When I was young, I witnessed the silent treatment amongst some relatives. It was a painful way to respond to conflict, yet at times, it's better to be silent than to talk since people need time to process, collect their thoughts, deescalate and more.
Since that early life experience, I've read a lot about the silent treatment also known as stonewalling. It is definitely a painful response to conflict and not one that is readily supported in the many articles I read. Though talkers and reactors like me could effectively employ wait time when it comes to struggle, conflict, and problems, in general it's best to use words effectively to meet the struggles we face.
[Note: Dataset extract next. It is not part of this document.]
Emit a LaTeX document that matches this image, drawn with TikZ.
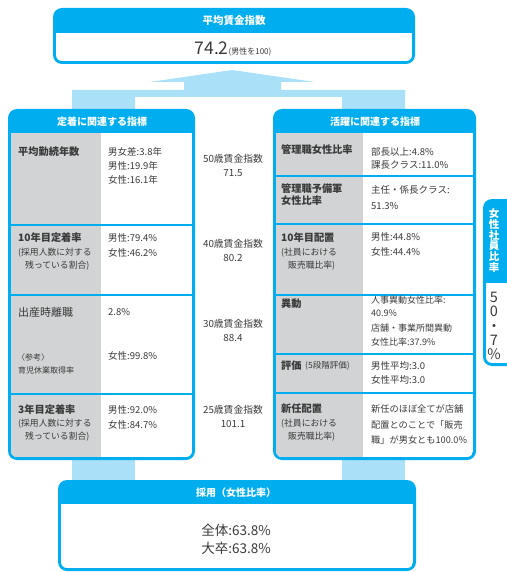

I remember one time a few years ago when I let a situation fester, and finally when I spoke about it, the words I used were not effective. Looking back, I would have been much better off if I had simply said, I'm struggling with this situation, and I simply don't know what to do. That would have opened the doors to good conflict resolution, empathy, and resolve.
Using words effectively is a great skill. Using quiet and reflection to get us to a place of understanding is similarly effective. However, for the most part, prolonged silence or stonewalling another person is not effective, and can be abusive when used excessively.
Many were not provided with early examples of effective language and actions related to supportive, strong relationships. This is why many look for avenues to learn these social skills as they grow older in order to build and maintain the positive relationships possible. Onward.